### What is needed
Skip the pictures, please, and write out exactly the lines from the opening of the data through the line containing "0.003, 0.003, 0.272, 0, 0, 0, 0, 0, 0.254, 0.156];".

- - - -

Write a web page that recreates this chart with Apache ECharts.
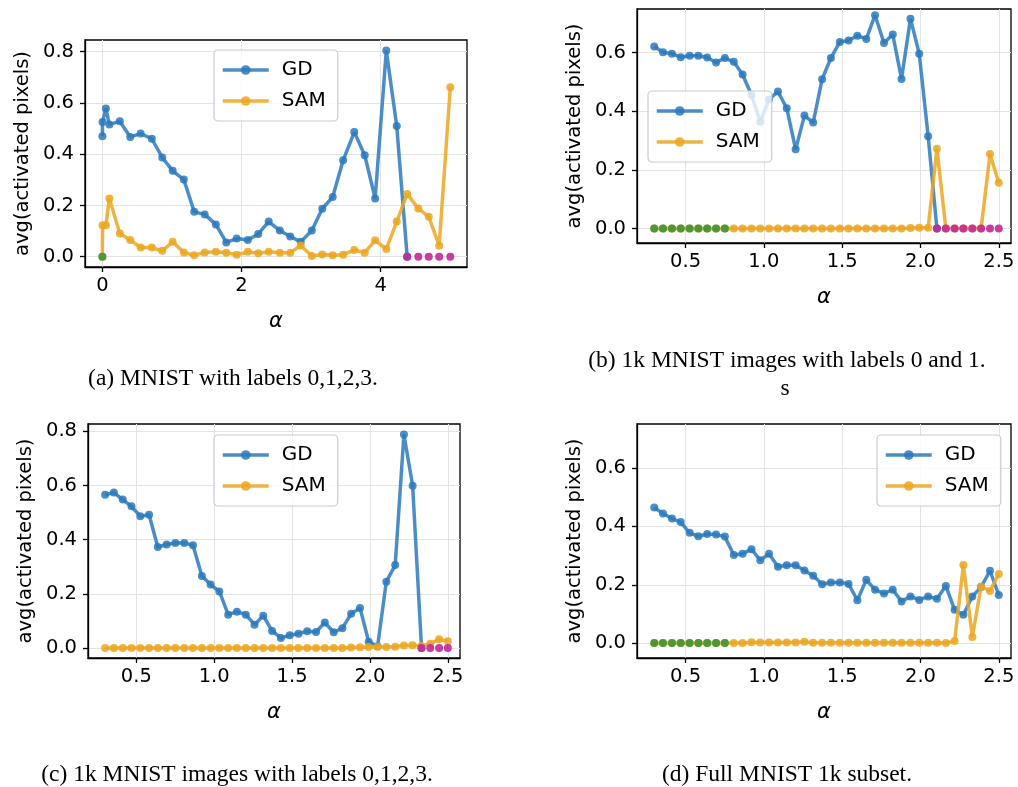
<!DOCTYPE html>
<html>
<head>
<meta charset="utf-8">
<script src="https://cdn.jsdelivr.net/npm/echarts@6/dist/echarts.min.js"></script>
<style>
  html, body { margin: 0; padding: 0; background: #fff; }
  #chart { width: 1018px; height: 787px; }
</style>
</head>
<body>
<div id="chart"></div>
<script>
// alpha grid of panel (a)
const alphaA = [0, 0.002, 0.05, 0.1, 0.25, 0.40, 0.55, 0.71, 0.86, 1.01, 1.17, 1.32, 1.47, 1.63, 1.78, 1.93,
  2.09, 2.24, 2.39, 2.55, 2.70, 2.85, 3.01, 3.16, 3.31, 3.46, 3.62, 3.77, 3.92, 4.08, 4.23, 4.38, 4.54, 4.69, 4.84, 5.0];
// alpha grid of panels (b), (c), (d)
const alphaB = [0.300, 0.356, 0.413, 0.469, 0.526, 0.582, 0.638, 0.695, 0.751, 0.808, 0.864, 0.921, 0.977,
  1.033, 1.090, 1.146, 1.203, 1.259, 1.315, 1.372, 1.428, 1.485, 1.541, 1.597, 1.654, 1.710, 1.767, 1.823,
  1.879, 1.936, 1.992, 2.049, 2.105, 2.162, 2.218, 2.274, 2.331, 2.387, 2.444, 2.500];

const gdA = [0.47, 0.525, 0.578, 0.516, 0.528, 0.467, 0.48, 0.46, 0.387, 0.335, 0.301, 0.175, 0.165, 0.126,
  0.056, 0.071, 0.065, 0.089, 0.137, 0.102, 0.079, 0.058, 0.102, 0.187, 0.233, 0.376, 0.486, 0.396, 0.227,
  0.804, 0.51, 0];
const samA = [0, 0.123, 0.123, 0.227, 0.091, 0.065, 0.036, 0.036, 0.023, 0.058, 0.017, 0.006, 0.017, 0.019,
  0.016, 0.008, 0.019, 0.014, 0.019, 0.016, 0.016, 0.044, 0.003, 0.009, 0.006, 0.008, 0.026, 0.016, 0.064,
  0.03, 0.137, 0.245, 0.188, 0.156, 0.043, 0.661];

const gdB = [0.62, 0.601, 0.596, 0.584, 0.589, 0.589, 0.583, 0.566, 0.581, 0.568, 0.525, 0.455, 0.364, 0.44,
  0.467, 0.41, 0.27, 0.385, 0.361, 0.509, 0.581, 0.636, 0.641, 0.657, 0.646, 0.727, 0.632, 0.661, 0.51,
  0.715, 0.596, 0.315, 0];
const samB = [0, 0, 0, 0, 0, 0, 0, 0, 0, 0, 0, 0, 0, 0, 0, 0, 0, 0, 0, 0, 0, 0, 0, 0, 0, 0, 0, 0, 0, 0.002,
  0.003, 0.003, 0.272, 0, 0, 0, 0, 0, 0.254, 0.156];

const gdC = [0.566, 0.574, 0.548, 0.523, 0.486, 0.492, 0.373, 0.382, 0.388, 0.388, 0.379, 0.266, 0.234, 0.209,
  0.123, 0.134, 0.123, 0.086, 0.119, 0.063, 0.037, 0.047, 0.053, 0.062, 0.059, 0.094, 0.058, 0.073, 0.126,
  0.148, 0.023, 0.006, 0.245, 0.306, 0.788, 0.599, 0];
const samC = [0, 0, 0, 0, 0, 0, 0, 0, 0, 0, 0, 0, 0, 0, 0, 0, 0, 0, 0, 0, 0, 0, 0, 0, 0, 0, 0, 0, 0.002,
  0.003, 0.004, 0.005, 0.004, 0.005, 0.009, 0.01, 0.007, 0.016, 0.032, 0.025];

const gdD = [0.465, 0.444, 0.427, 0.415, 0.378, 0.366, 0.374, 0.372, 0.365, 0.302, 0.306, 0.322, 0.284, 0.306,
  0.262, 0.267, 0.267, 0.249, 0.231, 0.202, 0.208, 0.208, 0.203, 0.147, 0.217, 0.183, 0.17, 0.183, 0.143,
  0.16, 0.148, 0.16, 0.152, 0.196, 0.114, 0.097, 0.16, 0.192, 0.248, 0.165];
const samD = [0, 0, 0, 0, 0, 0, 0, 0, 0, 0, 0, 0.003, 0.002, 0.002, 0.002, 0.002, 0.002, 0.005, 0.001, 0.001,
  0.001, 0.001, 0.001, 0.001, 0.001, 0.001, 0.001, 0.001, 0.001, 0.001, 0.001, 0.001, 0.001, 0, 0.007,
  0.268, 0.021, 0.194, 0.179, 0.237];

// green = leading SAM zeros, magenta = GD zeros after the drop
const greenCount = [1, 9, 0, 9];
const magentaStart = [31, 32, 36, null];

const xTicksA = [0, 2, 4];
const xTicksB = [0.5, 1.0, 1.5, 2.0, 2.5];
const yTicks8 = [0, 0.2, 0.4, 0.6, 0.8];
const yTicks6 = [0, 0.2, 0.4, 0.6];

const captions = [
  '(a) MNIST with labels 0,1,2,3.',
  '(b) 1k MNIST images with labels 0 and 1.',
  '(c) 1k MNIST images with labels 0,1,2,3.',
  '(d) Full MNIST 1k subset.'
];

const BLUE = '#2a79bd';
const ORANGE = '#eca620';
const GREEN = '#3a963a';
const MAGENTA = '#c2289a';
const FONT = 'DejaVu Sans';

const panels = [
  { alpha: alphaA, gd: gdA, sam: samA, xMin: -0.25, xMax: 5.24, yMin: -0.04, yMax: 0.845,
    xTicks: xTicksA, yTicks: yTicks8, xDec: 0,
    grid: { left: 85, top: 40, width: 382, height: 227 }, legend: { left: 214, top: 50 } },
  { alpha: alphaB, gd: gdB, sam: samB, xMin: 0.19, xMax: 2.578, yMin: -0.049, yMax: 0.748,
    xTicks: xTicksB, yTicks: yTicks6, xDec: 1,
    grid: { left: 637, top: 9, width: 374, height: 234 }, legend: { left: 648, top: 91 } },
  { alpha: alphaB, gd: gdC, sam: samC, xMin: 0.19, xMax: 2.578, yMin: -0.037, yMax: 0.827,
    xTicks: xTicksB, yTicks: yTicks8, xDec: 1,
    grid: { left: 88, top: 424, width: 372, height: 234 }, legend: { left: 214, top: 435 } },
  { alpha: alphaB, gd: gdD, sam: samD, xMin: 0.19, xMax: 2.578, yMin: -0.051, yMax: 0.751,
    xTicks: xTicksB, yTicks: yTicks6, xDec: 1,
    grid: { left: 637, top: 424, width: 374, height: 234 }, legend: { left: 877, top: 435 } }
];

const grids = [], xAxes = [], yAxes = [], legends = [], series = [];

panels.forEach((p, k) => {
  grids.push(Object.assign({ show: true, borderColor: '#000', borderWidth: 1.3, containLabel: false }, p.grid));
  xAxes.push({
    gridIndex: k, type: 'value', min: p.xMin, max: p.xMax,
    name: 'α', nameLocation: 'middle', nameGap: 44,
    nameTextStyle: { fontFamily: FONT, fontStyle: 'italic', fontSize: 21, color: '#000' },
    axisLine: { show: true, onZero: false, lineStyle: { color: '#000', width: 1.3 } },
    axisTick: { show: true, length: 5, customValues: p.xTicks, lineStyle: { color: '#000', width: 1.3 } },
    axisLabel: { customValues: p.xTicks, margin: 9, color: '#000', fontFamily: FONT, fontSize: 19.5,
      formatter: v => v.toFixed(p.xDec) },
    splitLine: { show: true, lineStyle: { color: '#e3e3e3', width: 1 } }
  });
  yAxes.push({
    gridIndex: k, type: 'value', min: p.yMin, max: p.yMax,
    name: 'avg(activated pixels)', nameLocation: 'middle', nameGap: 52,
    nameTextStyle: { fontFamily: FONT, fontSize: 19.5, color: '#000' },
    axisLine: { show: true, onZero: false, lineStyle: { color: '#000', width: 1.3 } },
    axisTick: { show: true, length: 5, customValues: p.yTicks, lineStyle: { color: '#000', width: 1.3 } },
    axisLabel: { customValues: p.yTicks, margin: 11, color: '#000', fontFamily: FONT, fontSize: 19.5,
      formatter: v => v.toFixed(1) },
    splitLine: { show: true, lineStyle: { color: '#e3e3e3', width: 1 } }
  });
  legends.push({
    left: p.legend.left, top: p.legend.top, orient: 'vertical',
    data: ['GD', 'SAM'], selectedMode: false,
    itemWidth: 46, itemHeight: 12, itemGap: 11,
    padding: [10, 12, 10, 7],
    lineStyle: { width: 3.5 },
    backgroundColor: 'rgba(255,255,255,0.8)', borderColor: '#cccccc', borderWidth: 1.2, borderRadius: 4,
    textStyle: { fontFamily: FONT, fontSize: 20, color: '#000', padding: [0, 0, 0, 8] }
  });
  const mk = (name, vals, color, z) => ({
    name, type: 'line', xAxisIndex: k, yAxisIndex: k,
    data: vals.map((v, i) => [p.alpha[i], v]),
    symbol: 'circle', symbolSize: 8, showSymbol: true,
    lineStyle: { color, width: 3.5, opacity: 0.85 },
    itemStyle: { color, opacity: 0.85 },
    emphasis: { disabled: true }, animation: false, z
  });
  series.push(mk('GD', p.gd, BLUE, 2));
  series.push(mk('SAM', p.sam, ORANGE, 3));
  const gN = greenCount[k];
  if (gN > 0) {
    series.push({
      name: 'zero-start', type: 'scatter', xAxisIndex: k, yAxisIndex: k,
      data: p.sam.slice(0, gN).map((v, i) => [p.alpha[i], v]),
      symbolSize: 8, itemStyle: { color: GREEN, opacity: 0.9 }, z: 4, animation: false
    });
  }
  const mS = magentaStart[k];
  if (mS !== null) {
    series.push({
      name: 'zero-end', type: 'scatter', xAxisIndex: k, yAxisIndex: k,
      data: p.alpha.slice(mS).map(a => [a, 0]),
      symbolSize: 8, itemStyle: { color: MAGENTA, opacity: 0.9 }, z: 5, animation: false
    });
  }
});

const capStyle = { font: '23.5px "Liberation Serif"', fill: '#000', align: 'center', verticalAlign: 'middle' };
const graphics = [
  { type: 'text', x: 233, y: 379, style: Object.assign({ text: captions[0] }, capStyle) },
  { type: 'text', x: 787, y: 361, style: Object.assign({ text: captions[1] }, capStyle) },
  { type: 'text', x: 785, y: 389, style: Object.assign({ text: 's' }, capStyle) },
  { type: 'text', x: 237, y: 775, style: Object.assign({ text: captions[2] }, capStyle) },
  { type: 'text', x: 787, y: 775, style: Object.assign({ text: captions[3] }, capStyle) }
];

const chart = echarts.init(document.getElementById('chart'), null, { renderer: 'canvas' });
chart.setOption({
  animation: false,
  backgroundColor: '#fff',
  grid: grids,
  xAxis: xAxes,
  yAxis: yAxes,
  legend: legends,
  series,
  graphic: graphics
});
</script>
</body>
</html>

- - - -

### Solution to the problem
Write a web page that recreates this chart with Apache ECharts.
<!DOCTYPE html>
<html>
<head>
<meta charset="utf-8">
<script src="https://cdn.jsdelivr.net/npm/echarts@6/dist/echarts.min.js"></script>
<style>
  html, body { margin: 0; padding: 0; background: #fff; }
  #chart { width: 1018px; height: 787px; }
</style>
</head>
<body>
<div id="chart"></div>
<script>
// alpha grid of panel (a)
const alphaA = [0, 0.002, 0.05, 0.1, 0.25, 0.40, 0.55, 0.71, 0.86, 1.01, 1.17, 1.32, 1.47, 1.63, 1.78, 1.93,
  2.09, 2.24, 2.39, 2.55, 2.70, 2.85, 3.01, 3.16, 3.31, 3.46, 3.62, 3.77, 3.92, 4.08, 4.23, 4.38, 4.54, 4.69, 4.84, 5.0];
// alpha grid of panels (b), (c), (d)
const alphaB = [0.300, 0.356, 0.413, 0.469, 0.526, 0.582, 0.638, 0.695, 0.751, 0.808, 0.864, 0.921, 0.977,
  1.033, 1.090, 1.146, 1.203, 1.259, 1.315, 1.372, 1.428, 1.485, 1.541, 1.597, 1.654, 1.710, 1.767, 1.823,
  1.879, 1.936, 1.992, 2.049, 2.105, 2.162, 2.218, 2.274, 2.331, 2.387, 2.444, 2.500];

const gdA = [0.47, 0.525, 0.578, 0.516, 0.528, 0.467, 0.48, 0.46, 0.387, 0.335, 0.301, 0.175, 0.165, 0.126,
  0.056, 0.071, 0.065, 0.089, 0.137, 0.102, 0.079, 0.058, 0.102, 0.187, 0.233, 0.376, 0.486, 0.396, 0.227,
  0.804, 0.51, 0];
const samA = [0, 0.123, 0.123, 0.227, 0.091, 0.065, 0.036, 0.036, 0.023, 0.058, 0.017, 0.006, 0.017, 0.019,
  0.016, 0.008, 0.019, 0.014, 0.019, 0.016, 0.016, 0.044, 0.003, 0.009, 0.006, 0.008, 0.026, 0.016, 0.064,
  0.03, 0.137, 0.245, 0.188, 0.156, 0.043, 0.661];

const gdB = [0.62, 0.601, 0.596, 0.584, 0.589, 0.589, 0.583, 0.566, 0.581, 0.568, 0.525, 0.455, 0.364, 0.44,
  0.467, 0.41, 0.27, 0.385, 0.361, 0.509, 0.581, 0.636, 0.641, 0.657, 0.646, 0.727, 0.632, 0.661, 0.51,
  0.715, 0.596, 0.315, 0];
const samB = [0, 0, 0, 0, 0, 0, 0, 0, 0, 0, 0, 0, 0, 0, 0, 0, 0, 0, 0, 0, 0, 0, 0, 0, 0, 0, 0, 0, 0, 0.002,
  0.003, 0.003, 0.272, 0, 0, 0, 0, 0, 0.254, 0.156];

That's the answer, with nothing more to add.